Report contents
MENA · Developing
Lebanon
Crypto Livability Index 2025·data to 31 Dec 2025
Scoreboard
Five pillars, then the 22 sub-pillars scored 0 to 4. Empty sub-scores are held out of the total, not zeroed.
The number behind the rank
| Raw capability score | 35 / 84 |
| P2P liquidity bonus (tie-breaker) | +3 |
| Inflation 96.9% · unbanked 77% · remittances 33.4% GDP · capital controls 0.55 · sanctions 0.25 | CNI 0.715 |
| Need multiplier | ×1.572 |
| Livability score | 0.655 |
Raw 35/84 = 0.417 capability. Crypto-Necessity Index 0.71, from five components: inflation 96.9% (three-year average 2023 to 2025, at the 50% clamp), unbanked 77% of adults, remittances 33.4% of GDP, at the 25% clamp, capital-control intensity 0.55 (KAOPEN 2023), sanctions exposure 0.25. Need multiplier ×1.57. Livability score 0.655, rank #9 of 79.
Three findings
The largest rank jump in this group: +52 places on pure necessity
Lebanon sits #61 on raw capability but #9 once need is applied, because the Crypto-Necessity Index reads 0.71, near the top of the index, on inflation at the clamp, 77 percent unbanked, and remittances at 33.4 percent of GDP. With the banking system collapsed since 2019 and the pound down more than 90 percent, Tether functions as the de facto medium of exchange in Beirut, Tripoli, and other cities.

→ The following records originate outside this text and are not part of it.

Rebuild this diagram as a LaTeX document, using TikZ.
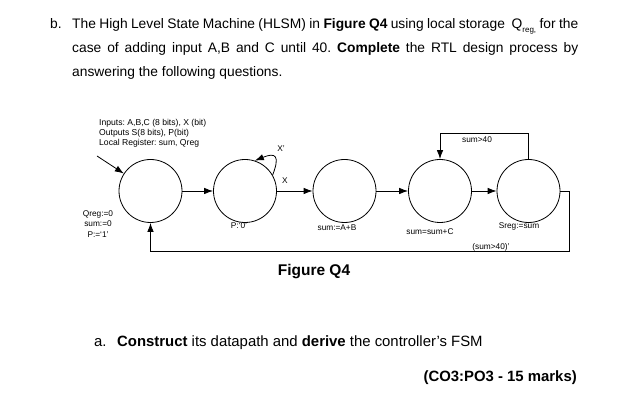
\documentclass[tikz,border=0pt]{standalone}
\usepackage{fontspec}
\setmainfont{Liberation Sans}
\usetikzlibrary{arrows.meta}
\tikzset{
  st/.style={circle, draw, minimum size=63pt, inner sep=0pt, line width=0.8pt},
  arr/.style={-{Latex[length=9pt,width=6.5pt]}, line width=0.8pt},
  lbl/.style={font=\fontsize{8.3}{9.5}\selectfont, inner sep=0pt},
  hdr/.style={font=\fontsize{8.6}{10}\selectfont, inner sep=0pt, anchor=base west},
  body/.style={font=\fontsize{13.8}{16}\selectfont, inner sep=0pt, anchor=base west},
  bodyb/.style={font=\fontsize{14.9}{17}\selectfont, inner sep=0pt, anchor=base west},
}
\newcommand{\qsub}[1]{\raisebox{-0.45ex}{\fontsize{8}{8}\selectfont #1}}
\begin{document}
\frenchspacing
\begin{tikzpicture}[x=1pt,y=-1pt]
\useasboundingbox (0,0) rectangle (633,411);
\fill[white] (0,0) rectangle (633,411);

% question text
\node[body] (qb) at (50,29) {b.};
\node[body] (l1) at (72,29) {\hbox to 506pt{The High Level State Machine (HLSM) in \textbf{Figure Q4} using local storage \ Q\qsub{reg,} for the}};
\node[body] (l2) at (72,53) {\hbox to 506pt{case of adding input A,B and C until 40. \textbf{Complete} the RTL design process by}};
\node[body] (l3) at (72,77) {answering the following questions.};

% header of the diagram
\node[hdr] (h1) at (99,126) {Inputs: A,B,C (8 bits), X (bit)};
\node[hdr] (h2) at (99,136) {Outputs S(8 bits), P(bit)};
\node[hdr] (h3) at (99,146) {Local Register: sum, Qreg};

% states
\node[st] (s1) at (150.5,191) {};
\node[st] (s2) at (245,191) {};
\node[st] (s3) at (344.5,191) {};
\node[st] (s4) at (440,191) {};
\node[st] (s5) at (528.5,191) {};

% connectors
\coordinate (init) at (97,156);
\draw[arr] (init) -- (s1);
\draw[arr] (s1) -- (s2);
\draw[arr] (s2) -- (s3);
\draw[arr] (s3) -- (s4);
\draw[arr] (s4) -- (s5);
\draw[arr] (s2.30) .. controls (280,156) and (276,152) .. (s2.72);
\draw[arr] (s5.north) -- ++(0,-26) -| (s4.north);
\coordinate (br) at (569,251);
\draw[arr] (s5.east) -| (br) -| (s1.south);

% labels
\node[lbl, align=center] (a1) at (98,224) {Qreg:=0\\[1.2pt]sum:=0\\[1.2pt]P:=`1'};
\node[lbl] (xp) at (281,149) {X'};
\node[lbl] (xx) at (285,181) {X};
\node[lbl] (a2) at (239,226) {P:`0'};
\node[lbl] (a3) at (337,228) {sum:=A+B};
\node[lbl] (a4) at (430,232) {sum=sum+C};
\node[lbl] (a5) at (519,226) {Sreg:=sum};
\node[lbl] (c1) at (477,140) {sum>40};
\node[lbl] (c2) at (491,247) {(sum>40)'};

\node[font=\bfseries\fontsize{15.5}{18}\selectfont, inner sep=0pt] (fig) at (314,272) {Figure Q4};

\node[bodyb] (qa) at (94,347) {a.};
\node[bodyb] (qa2) at (117,347) {\textbf{Construct} its datapath and \textbf{derive} the controller's FSM};
\node[bodyb, anchor=base east, font=\bfseries\fontsize{14.9}{17}\selectfont] (mk) at (577,382) {(CO3:PO3 - 15 marks)};
\end{tikzpicture}
\end{document}
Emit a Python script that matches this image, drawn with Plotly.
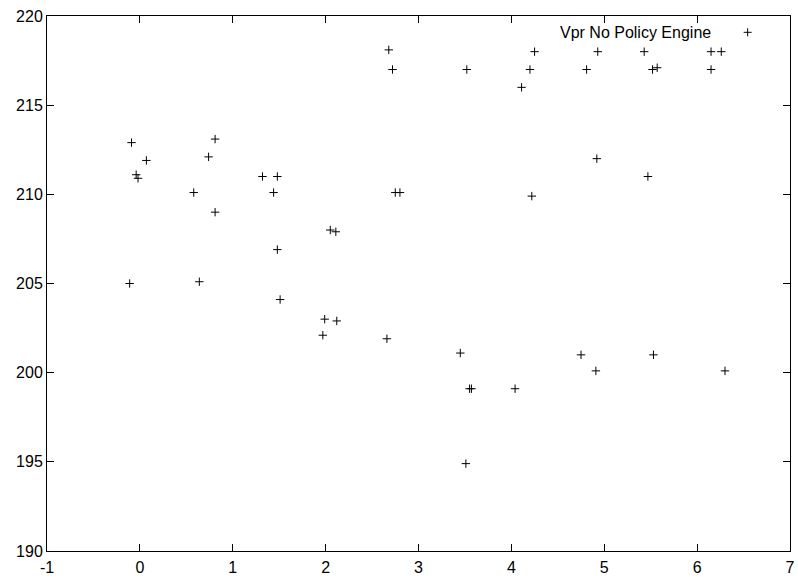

The textbook stablecoin remittance corridor
Against a roughly 5.8 billion dollar remittance baseline, an estimated 400 to 700 million dollars in personal crypto inflows, about 7 to 12 percent, routes diaspora support to households through Binance P2P (peer-to-peer trading between individuals) and OTC channels, with monthly stablecoin volume above 30 million dollars. The lived comparison is stark: roughly 2 to 3 percent fees on stablecoins against Western Union's 10 percent.
The lowest ecosystem score in the entire index
Lebanon's ecosystem pillar reads 1 of 16, the floor of all 79 countries, with zero scores on local events, social sentiment, and developer base. The pattern is necessity-driven usage without any supporting infrastructure: a population that runs daily commerce on USDT yet hosts no conferences, no hackathons, and no developer community to speak of.
In one line
"Lebanon's banks froze, its currency lost ninety percent, and a dollar-stable token became the medium of exchange in Beirut by default. When a cousin abroad sends help, it now arrives as USDT at two percent rather than Western Union at ten."
Watch in 2026
Trajectory 2/4, stable and grey. The Banque du Liban's 2013 prohibition remains on paper but unenforced since the 2019 collapse, while 2025 regulatory bandwidth went entirely to the Banking Resolution Law and the draft Financial Gap Law rather than crypto. Watch the Finance Minister's December 2025 engagement with Binance on formalisation, with eventual regulation flagged for 2026 to 2027.